WHAT IS NEEDED: Working from the top of the listing below, retype each line through the line containing "import * as", both included, with no pictures.

GIVEN MATERIAL:

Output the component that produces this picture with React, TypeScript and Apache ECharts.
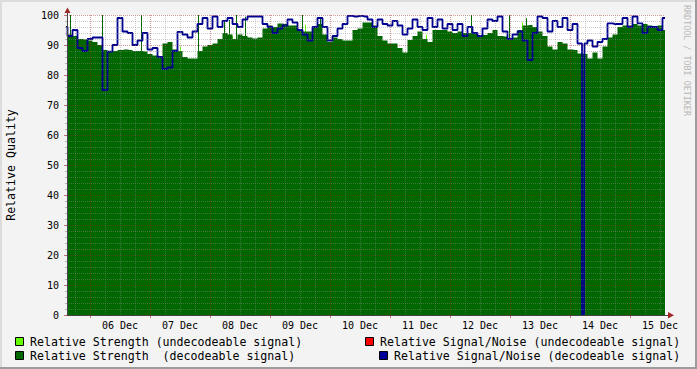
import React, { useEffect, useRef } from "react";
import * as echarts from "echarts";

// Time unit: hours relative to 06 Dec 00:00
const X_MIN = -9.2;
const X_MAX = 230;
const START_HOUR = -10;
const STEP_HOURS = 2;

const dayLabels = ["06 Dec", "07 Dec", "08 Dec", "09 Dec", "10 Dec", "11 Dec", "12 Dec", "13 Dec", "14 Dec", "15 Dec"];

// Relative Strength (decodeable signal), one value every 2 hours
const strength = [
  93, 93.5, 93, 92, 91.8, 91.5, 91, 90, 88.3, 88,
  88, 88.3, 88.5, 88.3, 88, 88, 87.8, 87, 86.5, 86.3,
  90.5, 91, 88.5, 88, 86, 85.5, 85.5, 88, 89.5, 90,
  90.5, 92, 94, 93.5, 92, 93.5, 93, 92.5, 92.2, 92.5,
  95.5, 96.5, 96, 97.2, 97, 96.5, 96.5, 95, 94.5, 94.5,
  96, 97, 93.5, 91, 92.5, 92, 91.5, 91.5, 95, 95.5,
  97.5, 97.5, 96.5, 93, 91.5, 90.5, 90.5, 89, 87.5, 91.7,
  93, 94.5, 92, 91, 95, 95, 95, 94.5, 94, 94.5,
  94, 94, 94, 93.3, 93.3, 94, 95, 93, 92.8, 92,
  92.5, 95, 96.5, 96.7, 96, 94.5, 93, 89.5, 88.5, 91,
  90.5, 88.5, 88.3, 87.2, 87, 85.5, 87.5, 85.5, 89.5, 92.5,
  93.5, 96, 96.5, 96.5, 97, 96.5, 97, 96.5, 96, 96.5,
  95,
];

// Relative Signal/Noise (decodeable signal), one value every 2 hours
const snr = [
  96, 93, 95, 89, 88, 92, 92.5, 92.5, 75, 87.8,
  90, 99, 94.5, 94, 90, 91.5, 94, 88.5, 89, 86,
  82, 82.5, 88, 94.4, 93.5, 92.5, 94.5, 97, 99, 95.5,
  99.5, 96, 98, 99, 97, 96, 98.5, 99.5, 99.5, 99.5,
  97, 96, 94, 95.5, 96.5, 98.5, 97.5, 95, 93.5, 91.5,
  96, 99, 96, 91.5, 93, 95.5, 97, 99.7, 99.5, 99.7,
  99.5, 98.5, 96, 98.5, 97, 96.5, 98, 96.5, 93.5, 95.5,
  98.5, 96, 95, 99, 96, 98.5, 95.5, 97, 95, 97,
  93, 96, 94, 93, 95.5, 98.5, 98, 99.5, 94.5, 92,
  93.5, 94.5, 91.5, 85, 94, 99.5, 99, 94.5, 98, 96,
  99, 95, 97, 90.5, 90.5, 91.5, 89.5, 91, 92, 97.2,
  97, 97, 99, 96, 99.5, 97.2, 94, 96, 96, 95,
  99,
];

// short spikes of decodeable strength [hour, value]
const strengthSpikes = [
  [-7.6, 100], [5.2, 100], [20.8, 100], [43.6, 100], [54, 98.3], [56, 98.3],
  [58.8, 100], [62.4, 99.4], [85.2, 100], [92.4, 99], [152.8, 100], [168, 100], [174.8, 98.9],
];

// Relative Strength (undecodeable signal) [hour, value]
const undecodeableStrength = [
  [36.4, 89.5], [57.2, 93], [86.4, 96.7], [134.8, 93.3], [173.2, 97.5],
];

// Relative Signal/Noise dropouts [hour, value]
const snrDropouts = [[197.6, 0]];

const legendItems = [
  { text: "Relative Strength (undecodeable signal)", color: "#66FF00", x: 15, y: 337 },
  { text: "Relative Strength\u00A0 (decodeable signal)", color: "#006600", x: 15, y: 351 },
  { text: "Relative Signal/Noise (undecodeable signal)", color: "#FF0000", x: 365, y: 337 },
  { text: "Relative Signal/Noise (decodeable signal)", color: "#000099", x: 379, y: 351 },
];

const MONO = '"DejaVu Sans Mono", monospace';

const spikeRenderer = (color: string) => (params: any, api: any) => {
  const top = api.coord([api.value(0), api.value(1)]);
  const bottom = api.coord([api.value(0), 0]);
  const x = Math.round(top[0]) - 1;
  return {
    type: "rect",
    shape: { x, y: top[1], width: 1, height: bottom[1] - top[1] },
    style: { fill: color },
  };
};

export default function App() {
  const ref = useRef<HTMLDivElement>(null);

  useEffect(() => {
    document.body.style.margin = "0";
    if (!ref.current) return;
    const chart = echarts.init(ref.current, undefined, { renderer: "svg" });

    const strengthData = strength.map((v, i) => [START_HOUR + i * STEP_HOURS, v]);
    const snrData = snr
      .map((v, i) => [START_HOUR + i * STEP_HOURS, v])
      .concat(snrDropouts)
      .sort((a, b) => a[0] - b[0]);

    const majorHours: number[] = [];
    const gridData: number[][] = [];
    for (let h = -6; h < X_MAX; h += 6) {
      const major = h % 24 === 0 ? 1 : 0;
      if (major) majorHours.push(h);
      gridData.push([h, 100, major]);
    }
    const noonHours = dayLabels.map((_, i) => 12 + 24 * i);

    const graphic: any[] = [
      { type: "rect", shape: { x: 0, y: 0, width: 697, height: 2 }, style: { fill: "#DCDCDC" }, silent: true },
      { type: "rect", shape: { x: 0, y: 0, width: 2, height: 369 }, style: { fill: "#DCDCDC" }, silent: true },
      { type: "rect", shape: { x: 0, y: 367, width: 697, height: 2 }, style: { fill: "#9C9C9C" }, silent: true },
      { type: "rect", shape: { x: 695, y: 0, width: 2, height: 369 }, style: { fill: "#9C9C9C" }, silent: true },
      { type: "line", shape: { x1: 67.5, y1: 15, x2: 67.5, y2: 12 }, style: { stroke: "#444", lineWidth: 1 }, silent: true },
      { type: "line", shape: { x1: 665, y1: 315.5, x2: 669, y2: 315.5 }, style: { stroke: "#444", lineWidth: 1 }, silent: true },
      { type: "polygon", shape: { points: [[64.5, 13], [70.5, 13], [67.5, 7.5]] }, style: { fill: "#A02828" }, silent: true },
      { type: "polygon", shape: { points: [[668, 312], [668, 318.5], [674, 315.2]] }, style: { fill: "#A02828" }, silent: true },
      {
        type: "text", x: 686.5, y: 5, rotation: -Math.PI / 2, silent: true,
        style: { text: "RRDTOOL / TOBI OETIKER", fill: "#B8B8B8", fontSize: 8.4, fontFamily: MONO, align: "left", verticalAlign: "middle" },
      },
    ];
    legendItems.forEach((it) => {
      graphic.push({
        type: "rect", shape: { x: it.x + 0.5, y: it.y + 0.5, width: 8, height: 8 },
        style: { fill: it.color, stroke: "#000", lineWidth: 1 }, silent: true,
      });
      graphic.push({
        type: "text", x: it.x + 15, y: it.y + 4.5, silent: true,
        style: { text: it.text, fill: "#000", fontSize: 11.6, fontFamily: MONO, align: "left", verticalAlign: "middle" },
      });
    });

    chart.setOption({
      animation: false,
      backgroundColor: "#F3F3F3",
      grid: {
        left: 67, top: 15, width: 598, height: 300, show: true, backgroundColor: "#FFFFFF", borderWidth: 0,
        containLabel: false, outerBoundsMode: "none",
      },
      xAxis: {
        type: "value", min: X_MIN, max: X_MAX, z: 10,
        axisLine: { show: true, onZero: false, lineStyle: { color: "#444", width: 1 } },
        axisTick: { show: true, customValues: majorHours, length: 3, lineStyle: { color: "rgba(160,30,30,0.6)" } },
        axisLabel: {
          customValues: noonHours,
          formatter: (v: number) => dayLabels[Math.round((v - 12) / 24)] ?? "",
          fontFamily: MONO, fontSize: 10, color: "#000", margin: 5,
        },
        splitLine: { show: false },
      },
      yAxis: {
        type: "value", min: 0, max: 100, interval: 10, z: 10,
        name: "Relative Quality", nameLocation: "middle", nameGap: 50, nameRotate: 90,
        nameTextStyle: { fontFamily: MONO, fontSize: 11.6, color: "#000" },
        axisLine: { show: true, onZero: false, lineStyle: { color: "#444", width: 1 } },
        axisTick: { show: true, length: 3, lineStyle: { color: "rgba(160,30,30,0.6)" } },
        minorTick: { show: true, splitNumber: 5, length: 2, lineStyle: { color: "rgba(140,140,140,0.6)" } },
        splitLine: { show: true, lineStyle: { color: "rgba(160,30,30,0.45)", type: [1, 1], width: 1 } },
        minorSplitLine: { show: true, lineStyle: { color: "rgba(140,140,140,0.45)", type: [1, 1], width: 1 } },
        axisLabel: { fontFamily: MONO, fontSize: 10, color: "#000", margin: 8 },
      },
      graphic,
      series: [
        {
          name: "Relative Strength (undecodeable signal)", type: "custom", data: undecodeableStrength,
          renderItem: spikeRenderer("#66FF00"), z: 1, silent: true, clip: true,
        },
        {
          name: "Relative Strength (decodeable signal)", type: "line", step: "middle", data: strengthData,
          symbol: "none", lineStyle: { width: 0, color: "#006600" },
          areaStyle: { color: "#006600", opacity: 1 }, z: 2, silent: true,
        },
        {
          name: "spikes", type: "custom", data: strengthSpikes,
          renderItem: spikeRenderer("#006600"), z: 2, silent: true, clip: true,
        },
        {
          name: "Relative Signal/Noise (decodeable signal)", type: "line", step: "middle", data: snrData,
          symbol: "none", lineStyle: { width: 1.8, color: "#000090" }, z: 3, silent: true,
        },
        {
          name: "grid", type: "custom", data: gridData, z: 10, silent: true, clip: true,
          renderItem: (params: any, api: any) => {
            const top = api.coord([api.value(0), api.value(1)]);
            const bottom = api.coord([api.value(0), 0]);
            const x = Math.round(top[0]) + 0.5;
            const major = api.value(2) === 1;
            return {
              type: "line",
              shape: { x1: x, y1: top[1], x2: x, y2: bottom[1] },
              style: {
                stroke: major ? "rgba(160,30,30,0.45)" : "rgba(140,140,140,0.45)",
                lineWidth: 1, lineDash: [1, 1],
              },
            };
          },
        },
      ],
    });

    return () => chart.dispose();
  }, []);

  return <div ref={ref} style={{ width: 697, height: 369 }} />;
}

TASK RESULT:
Output the component that produces this picture with React, TypeScript and Apache ECharts.
import React, { useEffect, useRef } from "react";
import * as echarts from "echarts";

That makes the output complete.